--- begin SUPPLIED MATERIAL ---
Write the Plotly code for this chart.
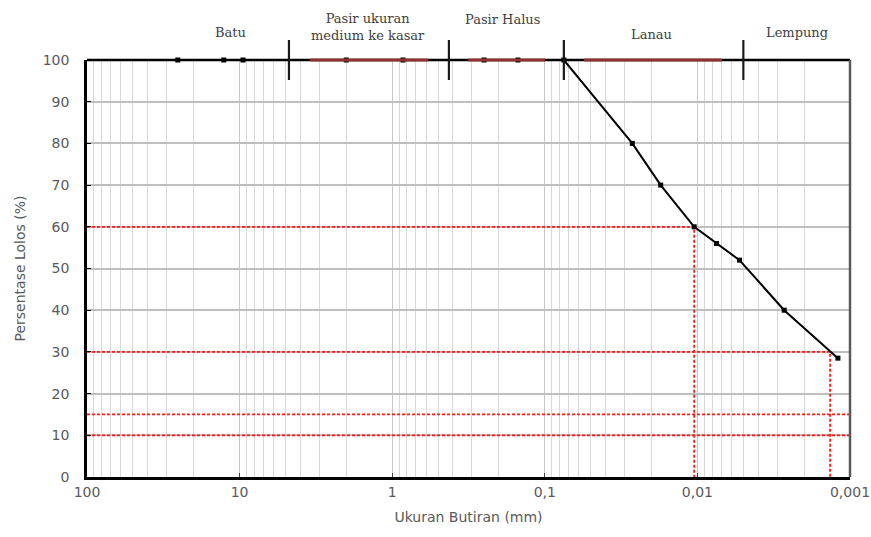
import math
import plotly.graph_objects as go

# ---- data ----
grain_size_mm = [25.4, 12.7, 9.5, 2.0, 0.85, 0.25, 0.15, 0.075,
                 0.0267, 0.0174, 0.0105, 0.0075, 0.0053, 0.0027, 0.0012]
percent_passing = [100, 100, 100, 100, 100, 100, 100, 100,
                   80, 70, 60, 56, 52, 40, 28.5]

ref_levels = [60, 30, 15, 10]
ref_sizes = [0.0105, 0.00135, None, None]

class_bounds = [4.75, 0.425, 0.075, 0.005]
class_bands = [(3.46, 0.58), (0.318, 0.0998), (0.0553, 0.0069)]
class_labels = ["Batu", "Pasir ukuran<br>medium ke kasar", "Pasir Halus", "Lanau", "Lempung"]
class_label_x = [11.55, 1.44, 0.188, 0.0199, 0.00222]
class_label_y = [1.065, 1.078, 1.096, 1.060, 1.067]

x_ticks = [100, 10, 1, 0.1, 0.01, 0.001]
x_tick_text = ["100", "10", "1", "0,1", "0,01", "0,001"]
y_ticks = list(range(0, 101, 10))

minor_vals = [m * 10 ** e for e in range(-3, 2) for m in range(2, 10)]

fig = go.Figure()

RED = "#ff1a1a"
# reference lines
for lvl, xs in zip(ref_levels, ref_sizes):
    if xs is None:
        fig.add_trace(go.Scatter(x=[100, 0.001], y=[lvl, lvl], mode="lines",
                                 line=dict(color=RED, width=1.8, dash="3px,2px"),
                                 hoverinfo="skip", showlegend=False))
    else:
        fig.add_trace(go.Scatter(x=[100, xs, xs], y=[lvl, lvl, 0], mode="lines",
                                 line=dict(color=RED, width=1.8, dash="3px,2px"),
                                 hoverinfo="skip", showlegend=False))

# top classification band (shapes so they can extend above the plot)
fig.add_shape(type="line", xref="paper", yref="paper",
              x0=0, x1=1, y0=1, y1=1,
              line=dict(color="black", width=2.5), layer="above")
for a, b in class_bands:
    fig.add_shape(type="line", xref="x", yref="paper",
                  x0=a, x1=b, y0=1, y1=1,
                  line=dict(color="#8e3330", width=3), layer="above")
for bnd in class_bounds:
    fig.add_shape(type="line", xref="x", yref="paper",
                  x0=bnd, x1=bnd, y0=0.952, y1=1.048,
                  line=dict(color="#1a1a1a", width=2.2), layer="above")

# right border
fig.add_shape(type="line", xref="paper", yref="paper", x0=1, x1=1, y0=0, y1=1,
              line=dict(color="#595959", width=2.5), layer="above")

# gradation curve
fig.add_trace(go.Scatter(x=grain_size_mm, y=percent_passing, mode="lines+markers",
                         line=dict(color="black", width=2),
                         marker=dict(symbol="square", size=5, color="black"),
                         showlegend=False, cliponaxis=False))

for txt, lx, ly in zip(class_labels, class_label_x, class_label_y):
    fig.add_annotation(x=math.log10(lx), y=ly, xref="x", yref="paper", text=txt,
                       showarrow=False, xanchor="center", yanchor="middle",
                       font=dict(family="DejaVu Serif", size=13, color="#404040"))

fig.update_layout(
    width=871, height=537,
    margin=dict(l=87, r=21, t=60, b=60),
    paper_bgcolor="white", plot_bgcolor="white",
    font=dict(family="DejaVu Sans", size=14, color="#595959"),
    xaxis=dict(type="log", range=[2, -3], tickvals=x_ticks, ticktext=x_tick_text,
               showgrid=True, gridcolor="#c8c8c8", gridwidth=1,
               showline=True, linecolor="black", linewidth=2.5,
               ticks="inside", ticklen=4, tickcolor="#404040",
               zeroline=False, automargin=False,
               minor=dict(tickvals=minor_vals, showgrid=True, gridcolor="#d8d8d8",
                          gridwidth=1, ticks=""),
               title=dict(text="Ukuran Butiran (mm)", standoff=14,
                          font=dict(size=14, color="#595959"))),
    yaxis=dict(range=[0, 100], tickvals=y_ticks, showgrid=True,
               gridcolor="#bfbfbf", gridwidth=1.5,
               showline=True, linecolor="black", linewidth=2.5,
               ticks="inside", ticklen=4, tickcolor="black",
               ticklabelstandoff=12, zeroline=False, automargin=False,
               title=dict(text="Persentase Lolos (%)", standoff=14,
                          font=dict(size=14, color="#595959"))),
)

fig.write_html("out.html")
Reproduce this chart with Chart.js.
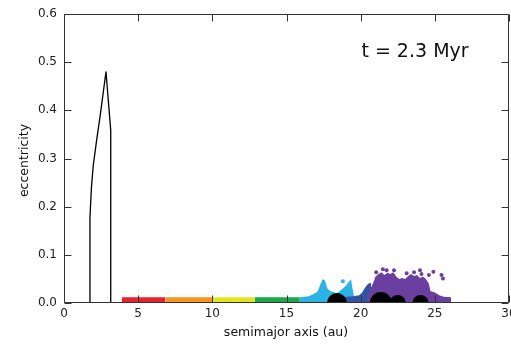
--- end SUPPLIED MATERIAL ---
_EXERCISE_
Reproduce the material above in full, exactly, with no images.

_FINAL RESULT_
Write the Plotly code for this chart.
import math
import plotly.graph_objects as go

# ---- data ----
grain_size_mm = [25.4, 12.7, 9.5, 2.0, 0.85, 0.25, 0.15, 0.075,
                 0.0267, 0.0174, 0.0105, 0.0075, 0.0053, 0.0027, 0.0012]
percent_passing = [100, 100, 100, 100, 100, 100, 100, 100,
                   80, 70, 60, 56, 52, 40, 28.5]

ref_levels = [60, 30, 15, 10]
ref_sizes = [0.0105, 0.00135, None, None]

class_bounds = [4.75, 0.425, 0.075, 0.005]
class_bands = [(3.46, 0.58), (0.318, 0.0998), (0.0553, 0.0069)]
class_labels = ["Batu", "Pasir ukuran<br>medium ke kasar", "Pasir Halus", "Lanau", "Lempung"]
class_label_x = [11.55, 1.44, 0.188, 0.0199, 0.00222]
class_label_y = [1.065, 1.078, 1.096, 1.060, 1.067]

x_ticks = [100, 10, 1, 0.1, 0.01, 0.001]
x_tick_text = ["100", "10", "1", "0,1", "0,01", "0,001"]
y_ticks = list(range(0, 101, 10))

minor_vals = [m * 10 ** e for e in range(-3, 2) for m in range(2, 10)]

fig = go.Figure()

RED = "#ff1a1a"
# reference lines
for lvl, xs in zip(ref_levels, ref_sizes):
    if xs is None:
        fig.add_trace(go.Scatter(x=[100, 0.001], y=[lvl, lvl], mode="lines",
                                 line=dict(color=RED, width=1.8, dash="3px,2px"),
                                 hoverinfo="skip", showlegend=False))
    else:
        fig.add_trace(go.Scatter(x=[100, xs, xs], y=[lvl, lvl, 0], mode="lines",
                                 line=dict(color=RED, width=1.8, dash="3px,2px"),
                                 hoverinfo="skip", showlegend=False))

# top classification band (shapes so they can extend above the plot)
fig.add_shape(type="line", xref="paper", yref="paper",
              x0=0, x1=1, y0=1, y1=1,
              line=dict(color="black", width=2.5), layer="above")
for a, b in class_bands:
    fig.add_shape(type="line", xref="x", yref="paper",
                  x0=a, x1=b, y0=1, y1=1,
                  line=dict(color="#8e3330", width=3), layer="above")
for bnd in class_bounds:
    fig.add_shape(type="line", xref="x", yref="paper",
                  x0=bnd, x1=bnd, y0=0.952, y1=1.048,
                  line=dict(color="#1a1a1a", width=2.2), layer="above")

# right border
fig.add_shape(type="line", xref="paper", yref="paper", x0=1, x1=1, y0=0, y1=1,
              line=dict(color="#595959", width=2.5), layer="above")

# gradation curve
fig.add_trace(go.Scatter(x=grain_size_mm, y=percent_passing, mode="lines+markers",
                         line=dict(color="black", width=2),
                         marker=dict(symbol="square", size=5, color="black"),
                         showlegend=False, cliponaxis=False))

for txt, lx, ly in zip(class_labels, class_label_x, class_label_y):
    fig.add_annotation(x=math.log10(lx), y=ly, xref="x", yref="paper", text=txt,
                       showarrow=False, xanchor="center", yanchor="middle",
                       font=dict(family="DejaVu Serif", size=13, color="#404040"))

fig.update_layout(
    width=871, height=537,
    margin=dict(l=87, r=21, t=60, b=60),
    paper_bgcolor="white", plot_bgcolor="white",
    font=dict(family="DejaVu Sans", size=14, color="#595959"),
    xaxis=dict(type="log", range=[2, -3], tickvals=x_ticks, ticktext=x_tick_text,
               showgrid=True, gridcolor="#c8c8c8", gridwidth=1,
               showline=True, linecolor="black", linewidth=2.5,
               ticks="inside", ticklen=4, tickcolor="#404040",
               zeroline=False, automargin=False,
               minor=dict(tickvals=minor_vals, showgrid=True, gridcolor="#d8d8d8",
                          gridwidth=1, ticks=""),
               title=dict(text="Ukuran Butiran (mm)", standoff=14,
                          font=dict(size=14, color="#595959"))),
    yaxis=dict(range=[0, 100], tickvals=y_ticks, showgrid=True,
               gridcolor="#bfbfbf", gridwidth=1.5,
               showline=True, linecolor="black", linewidth=2.5,
               ticks="inside", ticklen=4, tickcolor="black",
               ticklabelstandoff=12, zeroline=False, automargin=False,
               title=dict(text="Persentase Lolos (%)", standoff=14,
                          font=dict(size=14, color="#595959"))),
)

fig.write_html("out.html")
Reproduce this chart with Chart.js.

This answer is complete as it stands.